Wage zu träumen XXXI

Eine neue Sensibilität

Irgendwann ist es mir während der vergangenen Wochen der Beschränkungen gekommen: wäre es nicht ein Segen, wenn wir aus alledem, was uns da nun aufgegeben ist, anders hervorgehen und manches bewusster machen? Freilich: das Gegeneinander, das da und dort sich in Demonstrationen und Gegendemonstrationen auch lautstark bemerkbar macht, weist eher in eine andere Richtung.

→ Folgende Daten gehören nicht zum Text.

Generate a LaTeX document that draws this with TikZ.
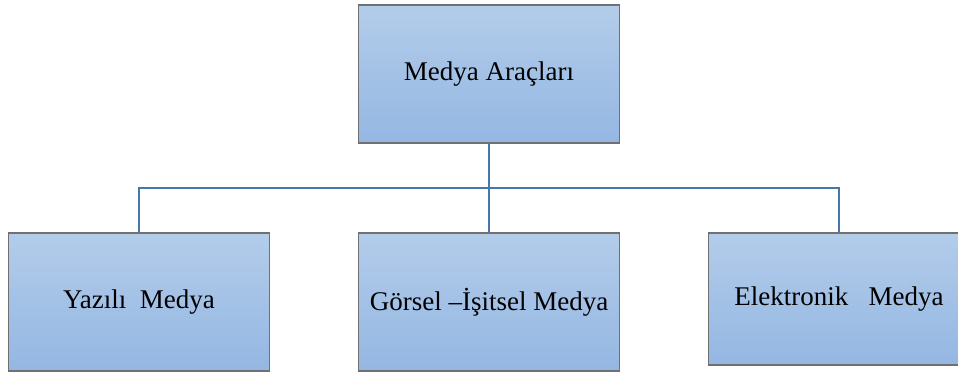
\documentclass[tikz,border=0pt]{standalone}
\usepackage{fontspec}
\setmainfont{Liberation Serif}
\definecolor{boxtop}{HTML}{B3CCEA}
\definecolor{boxbot}{HTML}{94B7E2}
\definecolor{boxline}{HTML}{707070}
\definecolor{connline}{HTML}{4676AC}
\begin{document}
\begin{tikzpicture}[x=0.5pt,y=-0.5pt,
  mbox/.style={rectangle, draw=boxline, line width=0.7pt, top color=boxtop, bottom color=boxbot,
    minimum width=130.5pt, minimum height=69pt, inner sep=0pt, font=\fontsize{13.5}{16}\selectfont},
  conn/.style={draw=connline, line width=1pt}]
\useasboundingbox (0,0) rectangle (958,373);
\clip (0,0) rectangle (958,373);
\node[mbox] (top) at (489,74) {Medya Araçları};
\node[mbox] (left) at (139,302) {Yazılı\ \ Medya};
\node[mbox] (mid) at (489,302) {Görsel –İşitsel Medya};
\node[mbox, minimum height=66pt] (right) at (839,299) {Elektronik\ \ \ Medya};
\coordinate (j) at (489,188);
\draw[conn] (top.south) -- (mid.north);
\draw[conn] (left.north) |- (j) -| (right.north);
\end{tikzpicture}
\end{document}
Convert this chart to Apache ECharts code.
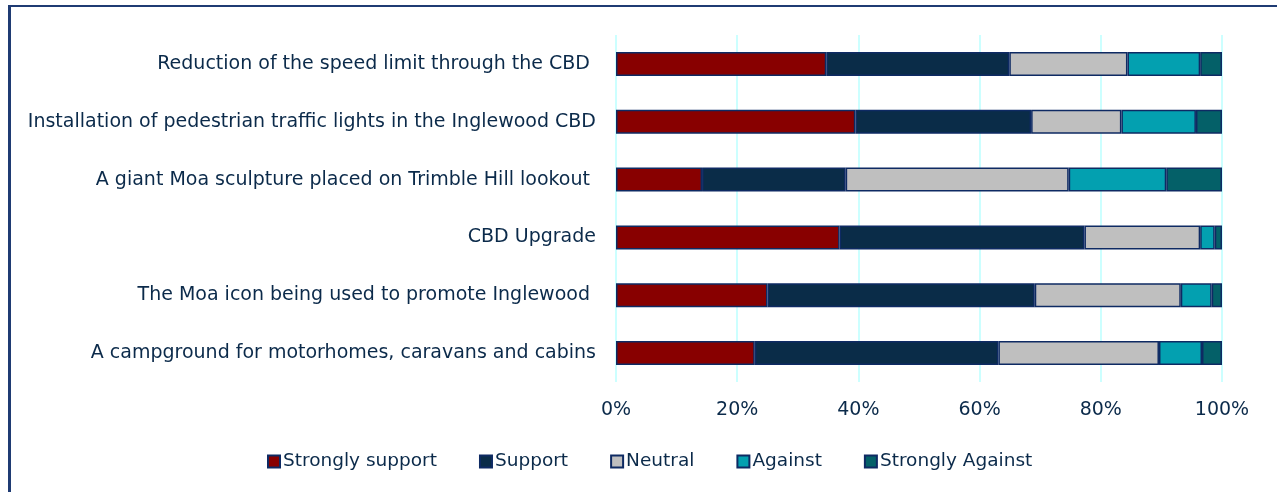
<!DOCTYPE html>
<html>
<head>
<meta charset="utf-8">
<script src="https://cdn.jsdelivr.net/npm/echarts@6/dist/echarts.min.js"></script>
<style>
html,body{margin:0;padding:0;background:#fff;}
#frame{position:absolute;left:8px;top:5px;width:1300px;height:520px;border-left:3px solid #1F3B73;border-top:2px solid #1F3B73;box-sizing:border-box;}
#chart{position:absolute;left:0;top:0;width:1277px;height:492px;}
</style>
</head>
<body>
<div id="frame"></div>
<div id="chart"></div>
<script>
const categories = [
  "Reduction of the speed limit through the CBD ",
  "Installation of pedestrian traffic lights in the Inglewood CBD",
  "A giant Moa sculpture placed on Trimble Hill lookout ",
  "CBD Upgrade",
  "The Moa icon being used to promote Inglewood ",
  "A campground for motorhomes, caravans and cabins"
];
const seriesNames = ["Strongly support", "Support", "Neutral", "Against", "Strongly Against"];
const stronglySupport = [34.7, 39.5, 14.2, 36.9, 25.0, 22.9];
const support         = [30.2, 29.0, 23.7, 40.4, 44.1, 40.2];
const neutral         = [19.5, 14.9, 36.8, 19.1, 24.1, 26.5];
const against         = [12.0, 12.3, 16.1, 2.4, 5.1, 7.1];
const stronglyAgainst = [3.6, 4.3, 9.2, 1.2, 1.7, 3.3];
const xTickValues = [0, 20, 40, 60, 80, 100];

const colors = ["#880000", "#0A2C48", "#BFBFBF", "#03A0B0", "#046068"];
const values = [stronglySupport, support, neutral, against, stronglyAgainst];
const textColor = "#0B2A4A";
const font = "'DejaVu Sans', sans-serif";

const chart = echarts.init(document.getElementById('chart'), null, {renderer: 'canvas'});
chart.setOption({
  animation: false,
  grid: {left: 616, right: 55, top: 35, bottom: 110, containLabel: false},
  xAxis: {
    type: 'value', min: 0, max: 100, interval: 20,
    axisLine: {show: false}, axisTick: {show: false},
    splitLine: {show: true, lineStyle: {color: '#CCFFFF', width: 2}},
    axisLabel: {color: textColor, fontSize: 19, fontFamily: font, margin: 19,
      formatter: v => xTickValues.includes(v) ? v + '%' : ''}
  },
  yAxis: {
    type: 'category', data: categories, inverse: true,
    axisLine: {show: false}, axisTick: {show: false},
    axisLabel: {color: textColor, fontSize: 19, fontFamily: font, margin: 20}
  },
  legend: {
    bottom: 16, left: 262,
    itemWidth: 12, itemHeight: 12, itemGap: 42,
    icon: 'rect',
    textStyle: {color: textColor, fontSize: 18.5, fontFamily: font, padding: [0,0,0,-2]},
    data: seriesNames
  },
  series: seriesNames.map((n, i) => ({
    name: n, type: 'bar', stack: 'total', data: values[i],
    barWidth: 24,
    itemStyle: {color: colors[i], borderColor: '#0E2A63', borderWidth: 1.5}
  }))
});
</script>
</body>
</html>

Was wäre aber wirklich dagegen einzuwenden, etwa sensibler zu werden für so manche und manches? Ehrlich: ich freue mich schon auf den ersten intensiven Händedruck nach Monaten der Abstinenz – Sie nicht? Ja, ich freue mich in hoffentlich nicht so ferner Zukunft wieder jene wirklich „zu drücken“ die mir lieb sind. Ja: ich freue mich heute schon sehr darauf, gemeinsam mit so manchen wieder ein Lied zu singen – gerade im Advent und in der Zeit um Weihnachten ist mir das abgegangen, Ihnen nicht? – So manches könnte ich hier noch benennen.

Vielleicht hilft uns gerade die Zeit der Einschränkungen ein wenig dazu, das uns Gewöhnliche neu schätzen zu lernen. Und damit wäre es dann auch eine Hilfe, den Menschen mit neuer Achtsamkeit entgegen zu treten, die meinen Weg kreuzen. Es muss nicht immer das „Seid umschlungen, Millionen“ sein, das mich grüßen lässt: wie sehr doch in den letzten Wochen, so jedenfalls meine ich es wahrgenommen zu haben, auch ein Augenzwinkern bewusst die Nähe zum Ausdruck gebracht hat, die uns verbindet trotz des physischen Abstands, der einzuhalten geboten war und ist.

Ja: es muss nicht geschrien werden, es muss nicht krakeelt werden. Wir können aufeinander hören und nicht nur darauf warten, dass der andere endlich seinen Sermon beendet, damit wir all das ihm bzw. ihr (rein)sagen können, was wir ohnedies schon vor Beginn des Diskussionsbeitrages meinten unbedingt anbringen zu sollen.

Freilich: das braucht Zeit, das braucht Einfühlungsvermögen, das braucht Liebe. – Vielleicht haben uns die letzten Wochen und Monate hierfür und hierbei geholfen?